### DATASET SECTION
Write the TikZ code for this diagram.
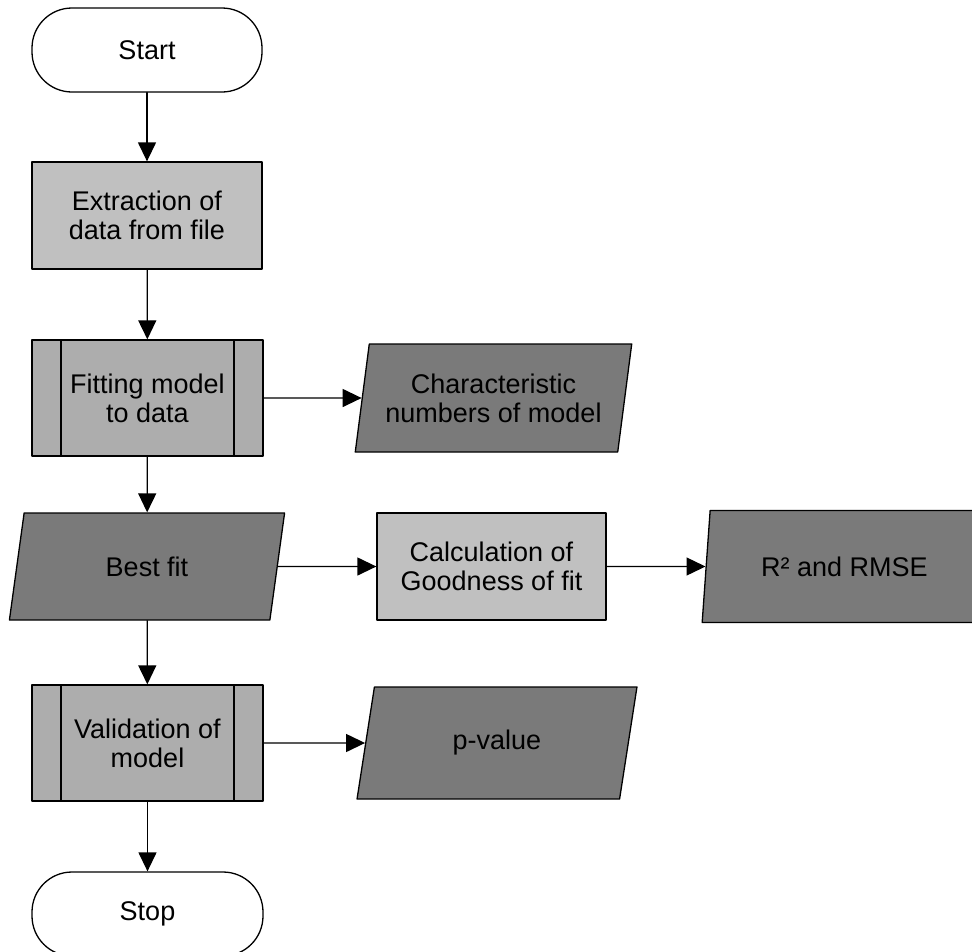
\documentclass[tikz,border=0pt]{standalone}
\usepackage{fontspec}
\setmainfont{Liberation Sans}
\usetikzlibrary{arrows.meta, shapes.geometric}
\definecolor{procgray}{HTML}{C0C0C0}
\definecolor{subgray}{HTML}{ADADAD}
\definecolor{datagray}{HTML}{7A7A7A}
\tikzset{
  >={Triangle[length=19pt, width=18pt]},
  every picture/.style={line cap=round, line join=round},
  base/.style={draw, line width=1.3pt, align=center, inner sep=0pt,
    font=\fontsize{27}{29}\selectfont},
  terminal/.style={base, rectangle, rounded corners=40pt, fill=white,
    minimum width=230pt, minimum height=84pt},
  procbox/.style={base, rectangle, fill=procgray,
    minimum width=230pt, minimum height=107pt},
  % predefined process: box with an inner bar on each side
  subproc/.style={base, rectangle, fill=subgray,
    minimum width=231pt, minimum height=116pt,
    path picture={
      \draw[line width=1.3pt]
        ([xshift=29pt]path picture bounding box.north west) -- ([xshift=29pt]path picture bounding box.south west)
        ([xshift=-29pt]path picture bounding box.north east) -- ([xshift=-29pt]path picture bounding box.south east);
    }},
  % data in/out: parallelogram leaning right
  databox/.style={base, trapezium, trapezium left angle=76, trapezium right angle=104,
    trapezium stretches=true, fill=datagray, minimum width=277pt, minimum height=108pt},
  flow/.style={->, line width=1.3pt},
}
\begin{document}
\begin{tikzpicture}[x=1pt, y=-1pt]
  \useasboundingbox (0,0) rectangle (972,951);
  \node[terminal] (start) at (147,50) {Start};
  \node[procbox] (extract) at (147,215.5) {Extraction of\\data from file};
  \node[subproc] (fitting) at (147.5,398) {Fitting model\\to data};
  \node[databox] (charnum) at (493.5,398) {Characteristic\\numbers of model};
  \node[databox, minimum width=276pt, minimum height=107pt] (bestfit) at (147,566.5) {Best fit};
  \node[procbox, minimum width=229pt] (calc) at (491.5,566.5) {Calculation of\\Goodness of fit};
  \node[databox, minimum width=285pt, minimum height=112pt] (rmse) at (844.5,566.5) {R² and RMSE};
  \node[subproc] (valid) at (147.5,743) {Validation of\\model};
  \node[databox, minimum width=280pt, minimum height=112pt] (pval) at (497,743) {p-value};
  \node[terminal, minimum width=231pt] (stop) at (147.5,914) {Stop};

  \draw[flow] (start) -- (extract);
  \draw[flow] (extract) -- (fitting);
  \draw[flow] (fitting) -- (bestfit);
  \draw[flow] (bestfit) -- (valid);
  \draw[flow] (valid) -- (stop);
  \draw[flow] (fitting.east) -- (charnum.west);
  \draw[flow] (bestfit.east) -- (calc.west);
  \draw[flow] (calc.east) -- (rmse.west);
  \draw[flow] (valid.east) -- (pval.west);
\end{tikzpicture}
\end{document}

### YOUR GOAL
All of the material above is to be copied exactly, except for its images.

### OUTPUT OF THE EXERCISE
Write the TikZ code for this diagram.
\documentclass[tikz,border=0pt]{standalone}
\usepackage{fontspec}
\setmainfont{Liberation Sans}
\usetikzlibrary{arrows.meta, shapes.geometric}
\definecolor{procgray}{HTML}{C0C0C0}
\definecolor{subgray}{HTML}{ADADAD}
\definecolor{datagray}{HTML}{7A7A7A}
\tikzset{
  >={Triangle[length=19pt, width=18pt]},
  every picture/.style={line cap=round, line join=round},
  base/.style={draw, line width=1.3pt, align=center, inner sep=0pt,
    font=\fontsize{27}{29}\selectfont},
  terminal/.style={base, rectangle, rounded corners=40pt, fill=white,
    minimum width=230pt, minimum height=84pt},
  procbox/.style={base, rectangle, fill=procgray,
    minimum width=230pt, minimum height=107pt},
  % predefined process: box with an inner bar on each side
  subproc/.style={base, rectangle, fill=subgray,
    minimum width=231pt, minimum height=116pt,
    path picture={
      \draw[line width=1.3pt]
        ([xshift=29pt]path picture bounding box.north west) -- ([xshift=29pt]path picture bounding box.south west)
        ([xshift=-29pt]path picture bounding box.north east) -- ([xshift=-29pt]path picture bounding box.south east);
    }},
  % data in/out: parallelogram leaning right
  databox/.style={base, trapezium, trapezium left angle=76, trapezium right angle=104,
    trapezium stretches=true, fill=datagray, minimum width=277pt, minimum height=108pt},
  flow/.style={->, line width=1.3pt},
}
\begin{document}
\begin{tikzpicture}[x=1pt, y=-1pt]
  \useasboundingbox (0,0) rectangle (972,951);
  \node[terminal] (start) at (147,50) {Start};
  \node[procbox] (extract) at (147,215.5) {Extraction of\\data from file};
  \node[subproc] (fitting) at (147.5,398) {Fitting model\\to data};
  \node[databox] (charnum) at (493.5,398) {Characteristic\\numbers of model};
  \node[databox, minimum width=276pt, minimum height=107pt] (bestfit) at (147,566.5) {Best fit};
  \node[procbox, minimum width=229pt] (calc) at (491.5,566.5) {Calculation of\\Goodness of fit};
  \node[databox, minimum width=285pt, minimum height=112pt] (rmse) at (844.5,566.5) {R² and RMSE};
  \node[subproc] (valid) at (147.5,743) {Validation of\\model};
  \node[databox, minimum width=280pt, minimum height=112pt] (pval) at (497,743) {p-value};
  \node[terminal, minimum width=231pt] (stop) at (147.5,914) {Stop};

  \draw[flow] (start) -- (extract);
  \draw[flow] (extract) -- (fitting);
  \draw[flow] (fitting) -- (bestfit);
  \draw[flow] (bestfit) -- (valid);
  \draw[flow] (valid) -- (stop);
  \draw[flow] (fitting.east) -- (charnum.west);
  \draw[flow] (bestfit.east) -- (calc.west);
  \draw[flow] (calc.east) -- (rmse.west);
  \draw[flow] (valid.east) -- (pval.west);
\end{tikzpicture}
\end{document}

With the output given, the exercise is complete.